• **Stated goal**:
Repeat every entry word for word, but leave the images out of your copy.

[Rows from a dataset of charts and code]
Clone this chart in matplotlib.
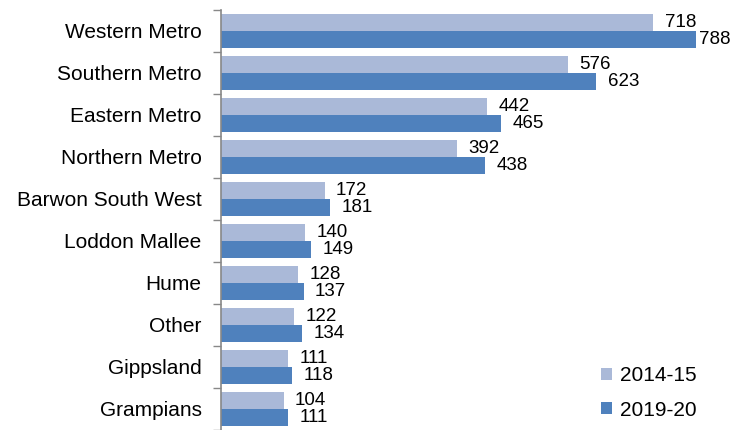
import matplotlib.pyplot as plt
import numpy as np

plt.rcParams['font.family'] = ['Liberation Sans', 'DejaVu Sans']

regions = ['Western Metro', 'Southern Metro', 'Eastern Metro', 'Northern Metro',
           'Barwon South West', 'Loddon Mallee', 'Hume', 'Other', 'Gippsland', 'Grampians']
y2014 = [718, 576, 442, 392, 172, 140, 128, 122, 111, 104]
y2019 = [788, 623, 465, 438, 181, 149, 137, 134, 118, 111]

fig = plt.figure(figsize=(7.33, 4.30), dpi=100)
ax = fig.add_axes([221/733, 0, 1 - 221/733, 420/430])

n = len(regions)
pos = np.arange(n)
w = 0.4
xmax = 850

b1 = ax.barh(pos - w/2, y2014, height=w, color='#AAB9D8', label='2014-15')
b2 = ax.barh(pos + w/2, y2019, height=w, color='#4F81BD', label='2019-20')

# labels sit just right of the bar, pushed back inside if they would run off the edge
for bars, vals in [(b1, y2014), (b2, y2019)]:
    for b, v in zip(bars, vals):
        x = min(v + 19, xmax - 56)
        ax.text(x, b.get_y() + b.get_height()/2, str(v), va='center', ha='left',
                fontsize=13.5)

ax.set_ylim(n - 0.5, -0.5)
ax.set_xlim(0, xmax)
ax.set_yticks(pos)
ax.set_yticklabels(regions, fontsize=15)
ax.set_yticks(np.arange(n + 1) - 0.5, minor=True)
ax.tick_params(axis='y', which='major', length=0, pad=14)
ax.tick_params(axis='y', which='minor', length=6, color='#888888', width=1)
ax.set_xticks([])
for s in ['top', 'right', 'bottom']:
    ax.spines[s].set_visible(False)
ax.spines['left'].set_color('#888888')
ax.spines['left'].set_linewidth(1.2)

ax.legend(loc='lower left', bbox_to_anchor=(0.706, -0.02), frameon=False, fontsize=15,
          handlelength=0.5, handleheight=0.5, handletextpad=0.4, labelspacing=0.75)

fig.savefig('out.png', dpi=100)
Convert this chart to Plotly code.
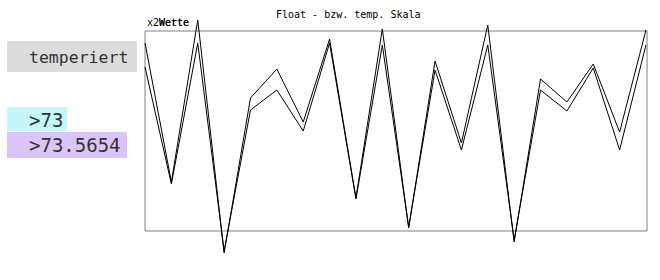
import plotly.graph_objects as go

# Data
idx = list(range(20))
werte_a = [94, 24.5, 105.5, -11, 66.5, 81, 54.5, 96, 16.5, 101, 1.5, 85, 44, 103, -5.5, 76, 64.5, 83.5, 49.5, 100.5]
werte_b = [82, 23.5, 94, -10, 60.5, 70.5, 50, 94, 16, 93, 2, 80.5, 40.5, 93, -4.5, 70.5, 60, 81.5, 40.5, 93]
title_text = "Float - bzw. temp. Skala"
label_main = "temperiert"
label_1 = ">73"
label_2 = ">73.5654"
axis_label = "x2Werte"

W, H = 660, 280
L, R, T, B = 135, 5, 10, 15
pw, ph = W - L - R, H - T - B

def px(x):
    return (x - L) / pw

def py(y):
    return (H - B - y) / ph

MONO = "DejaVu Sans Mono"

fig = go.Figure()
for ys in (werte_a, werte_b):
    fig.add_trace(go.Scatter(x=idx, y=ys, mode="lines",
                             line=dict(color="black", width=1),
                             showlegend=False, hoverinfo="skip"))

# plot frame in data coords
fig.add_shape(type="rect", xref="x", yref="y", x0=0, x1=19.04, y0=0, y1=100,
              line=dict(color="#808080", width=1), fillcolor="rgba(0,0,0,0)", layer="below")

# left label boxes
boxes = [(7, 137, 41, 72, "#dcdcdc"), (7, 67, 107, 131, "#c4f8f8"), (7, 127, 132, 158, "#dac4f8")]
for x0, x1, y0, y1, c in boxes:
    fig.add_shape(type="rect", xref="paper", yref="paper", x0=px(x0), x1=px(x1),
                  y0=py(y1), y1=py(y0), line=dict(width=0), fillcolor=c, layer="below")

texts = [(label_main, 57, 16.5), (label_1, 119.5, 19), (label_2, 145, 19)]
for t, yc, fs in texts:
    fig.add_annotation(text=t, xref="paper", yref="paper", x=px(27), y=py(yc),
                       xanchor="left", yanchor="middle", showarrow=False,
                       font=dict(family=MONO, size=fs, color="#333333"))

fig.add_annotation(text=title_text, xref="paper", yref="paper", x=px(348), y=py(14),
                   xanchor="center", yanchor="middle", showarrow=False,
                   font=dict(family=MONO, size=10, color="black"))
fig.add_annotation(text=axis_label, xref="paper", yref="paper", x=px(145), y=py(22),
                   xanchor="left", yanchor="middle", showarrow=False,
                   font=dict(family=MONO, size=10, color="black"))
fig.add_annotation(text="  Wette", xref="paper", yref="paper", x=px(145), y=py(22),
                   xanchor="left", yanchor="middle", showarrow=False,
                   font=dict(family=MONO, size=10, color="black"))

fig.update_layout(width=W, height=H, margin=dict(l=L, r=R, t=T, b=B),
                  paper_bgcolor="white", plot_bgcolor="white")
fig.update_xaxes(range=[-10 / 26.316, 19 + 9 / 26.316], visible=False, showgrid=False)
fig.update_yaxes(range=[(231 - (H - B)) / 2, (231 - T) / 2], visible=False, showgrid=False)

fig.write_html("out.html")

• **Task output**:
Clone this chart in matplotlib.
import matplotlib.pyplot as plt
import numpy as np

plt.rcParams['font.family'] = ['Liberation Sans', 'DejaVu Sans']

regions = ['Western Metro', 'Southern Metro', 'Eastern Metro', 'Northern Metro',
           'Barwon South West', 'Loddon Mallee', 'Hume', 'Other', 'Gippsland', 'Grampians']
y2014 = [718, 576, 442, 392, 172, 140, 128, 122, 111, 104]
y2019 = [788, 623, 465, 438, 181, 149, 137, 134, 118, 111]

fig = plt.figure(figsize=(7.33, 4.30), dpi=100)
ax = fig.add_axes([221/733, 0, 1 - 221/733, 420/430])

n = len(regions)
pos = np.arange(n)
w = 0.4
xmax = 850

b1 = ax.barh(pos - w/2, y2014, height=w, color='#AAB9D8', label='2014-15')
b2 = ax.barh(pos + w/2, y2019, height=w, color='#4F81BD', label='2019-20')

# labels sit just right of the bar, pushed back inside if they would run off the edge
for bars, vals in [(b1, y2014), (b2, y2019)]:
    for b, v in zip(bars, vals):
        x = min(v + 19, xmax - 56)
        ax.text(x, b.get_y() + b.get_height()/2, str(v), va='center', ha='left',
                fontsize=13.5)

ax.set_ylim(n - 0.5, -0.5)
ax.set_xlim(0, xmax)
ax.set_yticks(pos)
ax.set_yticklabels(regions, fontsize=15)
ax.set_yticks(np.arange(n + 1) - 0.5, minor=True)
ax.tick_params(axis='y', which='major', length=0, pad=14)
ax.tick_params(axis='y', which='minor', length=6, color='#888888', width=1)
ax.set_xticks([])
for s in ['top', 'right', 'bottom']:
    ax.spines[s].set_visible(False)
ax.spines['left'].set_color('#888888')
ax.spines['left'].set_linewidth(1.2)

ax.legend(loc='lower left', bbox_to_anchor=(0.706, -0.02), frameon=False, fontsize=15,
          handlelength=0.5, handleheight=0.5, handletextpad=0.4, labelspacing=0.75)

fig.savefig('out.png', dpi=100)
Convert this chart to Plotly code.
import plotly.graph_objects as go

# Data
idx = list(range(20))
werte_a = [94, 24.5, 105.5, -11, 66.5, 81, 54.5, 96, 16.5, 101, 1.5, 85, 44, 103, -5.5, 76, 64.5, 83.5, 49.5, 100.5]
werte_b = [82, 23.5, 94, -10, 60.5, 70.5, 50, 94, 16, 93, 2, 80.5, 40.5, 93, -4.5, 70.5, 60, 81.5, 40.5, 93]
title_text = "Float - bzw. temp. Skala"
label_main = "temperiert"
label_1 = ">73"
label_2 = ">73.5654"
axis_label = "x2Werte"

W, H = 660, 280
L, R, T, B = 135, 5, 10, 15
pw, ph = W - L - R, H - T - B

def px(x):
    return (x - L) / pw

def py(y):
    return (H - B - y) / ph

MONO = "DejaVu Sans Mono"

fig = go.Figure()
for ys in (werte_a, werte_b):
    fig.add_trace(go.Scatter(x=idx, y=ys, mode="lines",
                             line=dict(color="black", width=1),
                             showlegend=False, hoverinfo="skip"))

# plot frame in data coords
fig.add_shape(type="rect", xref="x", yref="y", x0=0, x1=19.04, y0=0, y1=100,
              line=dict(color="#808080", width=1), fillcolor="rgba(0,0,0,0)", layer="below")

# left label boxes
boxes = [(7, 137, 41, 72, "#dcdcdc"), (7, 67, 107, 131, "#c4f8f8"), (7, 127, 132, 158, "#dac4f8")]
for x0, x1, y0, y1, c in boxes:
    fig.add_shape(type="rect", xref="paper", yref="paper", x0=px(x0), x1=px(x1),
                  y0=py(y1), y1=py(y0), line=dict(width=0), fillcolor=c, layer="below")

texts = [(label_main, 57, 16.5), (label_1, 119.5, 19), (label_2, 145, 19)]
for t, yc, fs in texts:
    fig.add_annotation(text=t, xref="paper", yref="paper", x=px(27), y=py(yc),
                       xanchor="left", yanchor="middle", showarrow=False,
                       font=dict(family=MONO, size=fs, color="#333333"))

fig.add_annotation(text=title_text, xref="paper", yref="paper", x=px(348), y=py(14),
                   xanchor="center", yanchor="middle", showarrow=False,
                   font=dict(family=MONO, size=10, color="black"))
fig.add_annotation(text=axis_label, xref="paper", yref="paper", x=px(145), y=py(22),
                   xanchor="left", yanchor="middle", showarrow=False,
                   font=dict(family=MONO, size=10, color="black"))
fig.add_annotation(text="  Wette", xref="paper", yref="paper", x=px(145), y=py(22),
                   xanchor="left", yanchor="middle", showarrow=False,
                   font=dict(family=MONO, size=10, color="black"))

fig.update_layout(width=W, height=H, margin=dict(l=L, r=R, t=T, b=B),
                  paper_bgcolor="white", plot_bgcolor="white")
fig.update_xaxes(range=[-10 / 26.316, 19 + 9 / 26.316], visible=False, showgrid=False)
fig.update_yaxes(range=[(231 - (H - B)) / 2, (231 - T) / 2], visible=False, showgrid=False)

fig.write_html("out.html")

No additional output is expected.